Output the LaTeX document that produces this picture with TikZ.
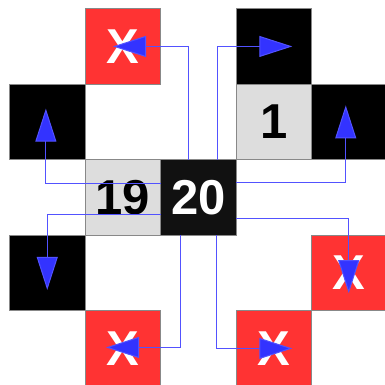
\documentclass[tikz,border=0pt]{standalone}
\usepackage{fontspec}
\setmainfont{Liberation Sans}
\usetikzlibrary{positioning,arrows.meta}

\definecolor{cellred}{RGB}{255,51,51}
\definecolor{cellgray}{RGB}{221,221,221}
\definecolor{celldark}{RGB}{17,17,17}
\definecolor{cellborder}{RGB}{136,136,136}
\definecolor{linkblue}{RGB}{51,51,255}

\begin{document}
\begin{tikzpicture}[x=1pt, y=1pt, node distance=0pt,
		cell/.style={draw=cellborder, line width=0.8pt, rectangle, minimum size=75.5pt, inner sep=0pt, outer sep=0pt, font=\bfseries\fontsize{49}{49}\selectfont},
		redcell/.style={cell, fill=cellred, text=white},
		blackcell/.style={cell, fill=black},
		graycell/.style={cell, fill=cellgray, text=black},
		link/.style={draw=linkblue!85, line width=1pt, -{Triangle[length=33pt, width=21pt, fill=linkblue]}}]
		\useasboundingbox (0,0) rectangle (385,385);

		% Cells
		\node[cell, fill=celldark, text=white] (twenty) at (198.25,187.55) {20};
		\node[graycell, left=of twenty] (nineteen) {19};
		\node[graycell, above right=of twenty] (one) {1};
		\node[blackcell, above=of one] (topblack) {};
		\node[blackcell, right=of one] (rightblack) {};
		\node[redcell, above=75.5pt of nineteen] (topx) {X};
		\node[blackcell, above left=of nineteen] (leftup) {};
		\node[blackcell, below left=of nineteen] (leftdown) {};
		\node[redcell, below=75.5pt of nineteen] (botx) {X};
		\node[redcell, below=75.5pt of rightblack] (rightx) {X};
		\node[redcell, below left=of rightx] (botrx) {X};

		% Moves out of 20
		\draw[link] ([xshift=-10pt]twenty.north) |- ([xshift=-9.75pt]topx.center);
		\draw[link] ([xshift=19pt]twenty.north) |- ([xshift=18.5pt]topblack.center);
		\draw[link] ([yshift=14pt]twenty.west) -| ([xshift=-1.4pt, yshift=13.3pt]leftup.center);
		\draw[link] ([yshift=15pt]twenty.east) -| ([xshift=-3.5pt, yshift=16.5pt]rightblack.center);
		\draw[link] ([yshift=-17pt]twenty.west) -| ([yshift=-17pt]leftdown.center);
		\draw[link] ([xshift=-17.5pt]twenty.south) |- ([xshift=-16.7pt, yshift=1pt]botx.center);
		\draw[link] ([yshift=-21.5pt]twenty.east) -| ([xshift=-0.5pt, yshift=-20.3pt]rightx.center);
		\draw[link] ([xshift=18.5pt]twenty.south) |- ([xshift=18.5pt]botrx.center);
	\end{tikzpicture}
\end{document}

* * *

SET PROBLEM :: Exactly as written, return every line of the listing, but not the pictures.

THE REPLY ::
Output the LaTeX document that produces this picture with TikZ.
\documentclass[tikz,border=0pt]{standalone}
\usepackage{fontspec}
\setmainfont{Liberation Sans}
\usetikzlibrary{positioning,arrows.meta}

\definecolor{cellred}{RGB}{255,51,51}
\definecolor{cellgray}{RGB}{221,221,221}
\definecolor{celldark}{RGB}{17,17,17}
\definecolor{cellborder}{RGB}{136,136,136}
\definecolor{linkblue}{RGB}{51,51,255}

\begin{document}
\begin{tikzpicture}[x=1pt, y=1pt, node distance=0pt,
		cell/.style={draw=cellborder, line width=0.8pt, rectangle, minimum size=75.5pt, inner sep=0pt, outer sep=0pt, font=\bfseries\fontsize{49}{49}\selectfont},
		redcell/.style={cell, fill=cellred, text=white},
		blackcell/.style={cell, fill=black},
		graycell/.style={cell, fill=cellgray, text=black},
		link/.style={draw=linkblue!85, line width=1pt, -{Triangle[length=33pt, width=21pt, fill=linkblue]}}]
		\useasboundingbox (0,0) rectangle (385,385);

		% Cells
		\node[cell, fill=celldark, text=white] (twenty) at (198.25,187.55) {20};
		\node[graycell, left=of twenty] (nineteen) {19};
		\node[graycell, above right=of twenty] (one) {1};
		\node[blackcell, above=of one] (topblack) {};
		\node[blackcell, right=of one] (rightblack) {};
		\node[redcell, above=75.5pt of nineteen] (topx) {X};
		\node[blackcell, above left=of nineteen] (leftup) {};
		\node[blackcell, below left=of nineteen] (leftdown) {};
		\node[redcell, below=75.5pt of nineteen] (botx) {X};
		\node[redcell, below=75.5pt of rightblack] (rightx) {X};
		\node[redcell, below left=of rightx] (botrx) {X};

		% Moves out of 20
		\draw[link] ([xshift=-10pt]twenty.north) |- ([xshift=-9.75pt]topx.center);
		\draw[link] ([xshift=19pt]twenty.north) |- ([xshift=18.5pt]topblack.center);
		\draw[link] ([yshift=14pt]twenty.west) -| ([xshift=-1.4pt, yshift=13.3pt]leftup.center);
		\draw[link] ([yshift=15pt]twenty.east) -| ([xshift=-3.5pt, yshift=16.5pt]rightblack.center);
		\draw[link] ([yshift=-17pt]twenty.west) -| ([yshift=-17pt]leftdown.center);
		\draw[link] ([xshift=-17.5pt]twenty.south) |- ([xshift=-16.7pt, yshift=1pt]botx.center);
		\draw[link] ([yshift=-21.5pt]twenty.east) -| ([xshift=-0.5pt, yshift=-20.3pt]rightx.center);
		\draw[link] ([xshift=18.5pt]twenty.south) |- ([xshift=18.5pt]botrx.center);
	\end{tikzpicture}
\end{document}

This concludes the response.